'''
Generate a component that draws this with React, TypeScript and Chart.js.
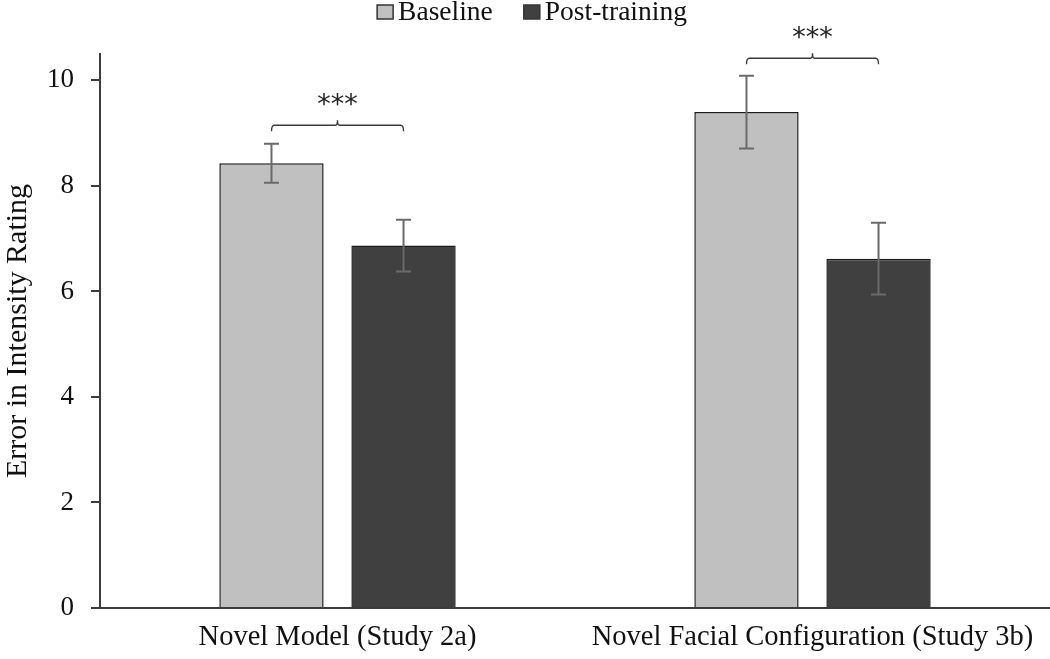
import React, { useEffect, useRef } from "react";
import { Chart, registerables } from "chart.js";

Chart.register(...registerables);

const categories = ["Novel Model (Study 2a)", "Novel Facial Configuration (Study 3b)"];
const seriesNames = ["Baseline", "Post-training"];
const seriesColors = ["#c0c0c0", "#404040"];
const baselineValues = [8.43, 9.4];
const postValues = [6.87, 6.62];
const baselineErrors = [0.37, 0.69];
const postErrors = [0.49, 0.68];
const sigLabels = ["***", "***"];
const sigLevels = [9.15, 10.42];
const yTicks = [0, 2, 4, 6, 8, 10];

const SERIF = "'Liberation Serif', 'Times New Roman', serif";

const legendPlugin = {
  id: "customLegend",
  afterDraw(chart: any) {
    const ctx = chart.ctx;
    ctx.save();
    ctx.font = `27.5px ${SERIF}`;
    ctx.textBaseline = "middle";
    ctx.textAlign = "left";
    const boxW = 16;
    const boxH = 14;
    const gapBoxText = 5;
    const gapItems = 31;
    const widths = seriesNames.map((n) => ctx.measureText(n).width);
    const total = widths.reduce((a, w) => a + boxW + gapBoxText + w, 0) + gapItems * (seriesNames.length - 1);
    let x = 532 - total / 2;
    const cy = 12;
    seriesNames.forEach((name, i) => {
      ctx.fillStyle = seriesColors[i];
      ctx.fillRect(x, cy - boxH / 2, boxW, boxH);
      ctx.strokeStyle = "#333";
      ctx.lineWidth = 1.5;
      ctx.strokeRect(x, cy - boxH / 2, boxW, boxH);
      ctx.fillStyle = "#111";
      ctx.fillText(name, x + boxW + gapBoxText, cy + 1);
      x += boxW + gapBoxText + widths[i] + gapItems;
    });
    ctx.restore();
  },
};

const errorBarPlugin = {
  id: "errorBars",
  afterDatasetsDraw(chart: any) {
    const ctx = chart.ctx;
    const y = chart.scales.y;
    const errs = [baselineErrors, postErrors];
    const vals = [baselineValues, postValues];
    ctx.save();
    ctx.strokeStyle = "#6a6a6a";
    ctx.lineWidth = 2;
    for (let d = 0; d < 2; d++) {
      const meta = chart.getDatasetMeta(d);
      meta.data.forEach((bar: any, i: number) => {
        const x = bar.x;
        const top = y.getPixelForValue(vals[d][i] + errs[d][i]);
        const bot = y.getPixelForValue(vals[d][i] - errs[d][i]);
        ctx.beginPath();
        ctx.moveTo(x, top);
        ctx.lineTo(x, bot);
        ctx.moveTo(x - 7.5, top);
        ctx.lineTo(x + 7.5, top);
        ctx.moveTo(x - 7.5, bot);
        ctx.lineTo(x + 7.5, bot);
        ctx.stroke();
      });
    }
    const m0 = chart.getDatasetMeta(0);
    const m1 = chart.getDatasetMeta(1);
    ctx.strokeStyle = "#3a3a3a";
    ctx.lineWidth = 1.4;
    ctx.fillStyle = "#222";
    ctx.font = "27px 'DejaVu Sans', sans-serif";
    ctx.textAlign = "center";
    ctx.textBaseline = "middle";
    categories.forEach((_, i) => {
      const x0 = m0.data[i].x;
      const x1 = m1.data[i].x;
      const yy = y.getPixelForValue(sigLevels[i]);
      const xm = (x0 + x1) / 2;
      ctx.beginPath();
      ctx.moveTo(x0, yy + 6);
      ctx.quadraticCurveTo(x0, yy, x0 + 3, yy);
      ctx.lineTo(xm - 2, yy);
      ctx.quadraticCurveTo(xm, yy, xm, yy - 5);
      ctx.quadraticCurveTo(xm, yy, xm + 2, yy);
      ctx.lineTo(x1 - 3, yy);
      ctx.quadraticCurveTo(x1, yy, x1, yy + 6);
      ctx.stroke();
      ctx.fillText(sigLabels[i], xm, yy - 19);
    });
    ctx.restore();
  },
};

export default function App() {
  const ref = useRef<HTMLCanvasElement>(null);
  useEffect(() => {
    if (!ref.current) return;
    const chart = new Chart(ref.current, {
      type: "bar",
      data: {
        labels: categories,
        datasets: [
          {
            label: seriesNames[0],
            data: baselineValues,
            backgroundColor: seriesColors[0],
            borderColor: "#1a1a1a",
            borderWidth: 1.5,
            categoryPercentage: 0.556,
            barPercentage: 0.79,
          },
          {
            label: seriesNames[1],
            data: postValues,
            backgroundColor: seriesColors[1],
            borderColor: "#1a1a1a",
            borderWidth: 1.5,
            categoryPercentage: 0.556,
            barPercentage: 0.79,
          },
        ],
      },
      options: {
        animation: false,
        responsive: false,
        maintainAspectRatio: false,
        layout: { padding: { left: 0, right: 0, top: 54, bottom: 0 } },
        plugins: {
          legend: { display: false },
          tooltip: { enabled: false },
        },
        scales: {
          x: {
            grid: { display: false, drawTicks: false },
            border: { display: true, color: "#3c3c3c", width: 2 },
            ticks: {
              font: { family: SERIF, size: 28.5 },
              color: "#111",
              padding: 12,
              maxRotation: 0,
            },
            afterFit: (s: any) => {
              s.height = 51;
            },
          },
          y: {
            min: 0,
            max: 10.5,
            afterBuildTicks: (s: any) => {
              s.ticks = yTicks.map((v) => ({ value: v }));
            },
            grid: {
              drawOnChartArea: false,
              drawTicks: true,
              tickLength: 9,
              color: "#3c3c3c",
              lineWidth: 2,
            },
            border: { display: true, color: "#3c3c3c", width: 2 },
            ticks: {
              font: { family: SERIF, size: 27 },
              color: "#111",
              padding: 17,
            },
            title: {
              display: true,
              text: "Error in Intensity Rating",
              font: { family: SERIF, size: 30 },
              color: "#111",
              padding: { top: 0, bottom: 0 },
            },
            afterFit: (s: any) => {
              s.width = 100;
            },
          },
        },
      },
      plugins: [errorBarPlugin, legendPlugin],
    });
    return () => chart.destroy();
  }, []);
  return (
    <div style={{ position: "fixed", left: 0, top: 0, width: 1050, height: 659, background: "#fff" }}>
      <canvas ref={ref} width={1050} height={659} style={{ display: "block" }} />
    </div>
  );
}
'''
### WHAT YOU WILL DO:
Repeat the listing verbatim. Skip the pictures.

### FULL SOLUTION:
Generate a component that draws this with React, TypeScript and Chart.js.
import React, { useEffect, useRef } from "react";
import { Chart, registerables } from "chart.js";

Chart.register(...registerables);

const categories = ["Novel Model (Study 2a)", "Novel Facial Configuration (Study 3b)"];
const seriesNames = ["Baseline", "Post-training"];
const seriesColors = ["#c0c0c0", "#404040"];
const baselineValues = [8.43, 9.4];
const postValues = [6.87, 6.62];
const baselineErrors = [0.37, 0.69];
const postErrors = [0.49, 0.68];
const sigLabels = ["***", "***"];
const sigLevels = [9.15, 10.42];
const yTicks = [0, 2, 4, 6, 8, 10];

const SERIF = "'Liberation Serif', 'Times New Roman', serif";

const legendPlugin = {
  id: "customLegend",
  afterDraw(chart: any) {
    const ctx = chart.ctx;
    ctx.save();
    ctx.font = `27.5px ${SERIF}`;
    ctx.textBaseline = "middle";
    ctx.textAlign = "left";
    const boxW = 16;
    const boxH = 14;
    const gapBoxText = 5;
    const gapItems = 31;
    const widths = seriesNames.map((n) => ctx.measureText(n).width);
    const total = widths.reduce((a, w) => a + boxW + gapBoxText + w, 0) + gapItems * (seriesNames.length - 1);
    let x = 532 - total / 2;
    const cy = 12;
    seriesNames.forEach((name, i) => {
      ctx.fillStyle = seriesColors[i];
      ctx.fillRect(x, cy - boxH / 2, boxW, boxH);
      ctx.strokeStyle = "#333";
      ctx.lineWidth = 1.5;
      ctx.strokeRect(x, cy - boxH / 2, boxW, boxH);
      ctx.fillStyle = "#111";
      ctx.fillText(name, x + boxW + gapBoxText, cy + 1);
      x += boxW + gapBoxText + widths[i] + gapItems;
    });
    ctx.restore();
  },
};

const errorBarPlugin = {
  id: "errorBars",
  afterDatasetsDraw(chart: any) {
    const ctx = chart.ctx;
    const y = chart.scales.y;
    const errs = [baselineErrors, postErrors];
    const vals = [baselineValues, postValues];
    ctx.save();
    ctx.strokeStyle = "#6a6a6a";
    ctx.lineWidth = 2;
    for (let d = 0; d < 2; d++) {
      const meta = chart.getDatasetMeta(d);
      meta.data.forEach((bar: any, i: number) => {
        const x = bar.x;
        const top = y.getPixelForValue(vals[d][i] + errs[d][i]);
        const bot = y.getPixelForValue(vals[d][i] - errs[d][i]);
        ctx.beginPath();
        ctx.moveTo(x, top);
        ctx.lineTo(x, bot);
        ctx.moveTo(x - 7.5, top);
        ctx.lineTo(x + 7.5, top);
        ctx.moveTo(x - 7.5, bot);
        ctx.lineTo(x + 7.5, bot);
        ctx.stroke();
      });
    }
    const m0 = chart.getDatasetMeta(0);
    const m1 = chart.getDatasetMeta(1);
    ctx.strokeStyle = "#3a3a3a";
    ctx.lineWidth = 1.4;
    ctx.fillStyle = "#222";
    ctx.font = "27px 'DejaVu Sans', sans-serif";
    ctx.textAlign = "center";
    ctx.textBaseline = "middle";
    categories.forEach((_, i) => {
      const x0 = m0.data[i].x;
      const x1 = m1.data[i].x;
      const yy = y.getPixelForValue(sigLevels[i]);
      const xm = (x0 + x1) / 2;
      ctx.beginPath();
      ctx.moveTo(x0, yy + 6);
      ctx.quadraticCurveTo(x0, yy, x0 + 3, yy);
      ctx.lineTo(xm - 2, yy);
      ctx.quadraticCurveTo(xm, yy, xm, yy - 5);
      ctx.quadraticCurveTo(xm, yy, xm + 2, yy);
      ctx.lineTo(x1 - 3, yy);
      ctx.quadraticCurveTo(x1, yy, x1, yy + 6);
      ctx.stroke();
      ctx.fillText(sigLabels[i], xm, yy - 19);
    });
    ctx.restore();
  },
};

export default function App() {
  const ref = useRef<HTMLCanvasElement>(null);
  useEffect(() => {
    if (!ref.current) return;
    const chart = new Chart(ref.current, {
      type: "bar",
      data: {
        labels: categories,
        datasets: [
          {
            label: seriesNames[0],
            data: baselineValues,
            backgroundColor: seriesColors[0],
            borderColor: "#1a1a1a",
            borderWidth: 1.5,
            categoryPercentage: 0.556,
            barPercentage: 0.79,
          },
          {
            label: seriesNames[1],
            data: postValues,
            backgroundColor: seriesColors[1],
            borderColor: "#1a1a1a",
            borderWidth: 1.5,
            categoryPercentage: 0.556,
            barPercentage: 0.79,
          },
        ],
      },
      options: {
        animation: false,
        responsive: false,
        maintainAspectRatio: false,
        layout: { padding: { left: 0, right: 0, top: 54, bottom: 0 } },
        plugins: {
          legend: { display: false },
          tooltip: { enabled: false },
        },
        scales: {
          x: {
            grid: { display: false, drawTicks: false },
            border: { display: true, color: "#3c3c3c", width: 2 },
            ticks: {
              font: { family: SERIF, size: 28.5 },
              color: "#111",
              padding: 12,
              maxRotation: 0,
            },
            afterFit: (s: any) => {
              s.height = 51;
            },
          },
          y: {
            min: 0,
            max: 10.5,
            afterBuildTicks: (s: any) => {
              s.ticks = yTicks.map((v) => ({ value: v }));
            },
            grid: {
              drawOnChartArea: false,
              drawTicks: true,
              tickLength: 9,
              color: "#3c3c3c",
              lineWidth: 2,
            },
            border: { display: true, color: "#3c3c3c", width: 2 },
            ticks: {
              font: { family: SERIF, size: 27 },
              color: "#111",
              padding: 17,
            },
            title: {
              display: true,
              text: "Error in Intensity Rating",
              font: { family: SERIF, size: 30 },
              color: "#111",
              padding: { top: 0, bottom: 0 },
            },
            afterFit: (s: any) => {
              s.width = 100;
            },
          },
        },
      },
      plugins: [errorBarPlugin, legendPlugin],
    });
    return () => chart.destroy();
  }, []);
  return (
    <div style={{ position: "fixed", left: 0, top: 0, width: 1050, height: 659, background: "#fff" }}>
      <canvas ref={ref} width={1050} height={659} style={{ display: "block" }} />
    </div>
  );
}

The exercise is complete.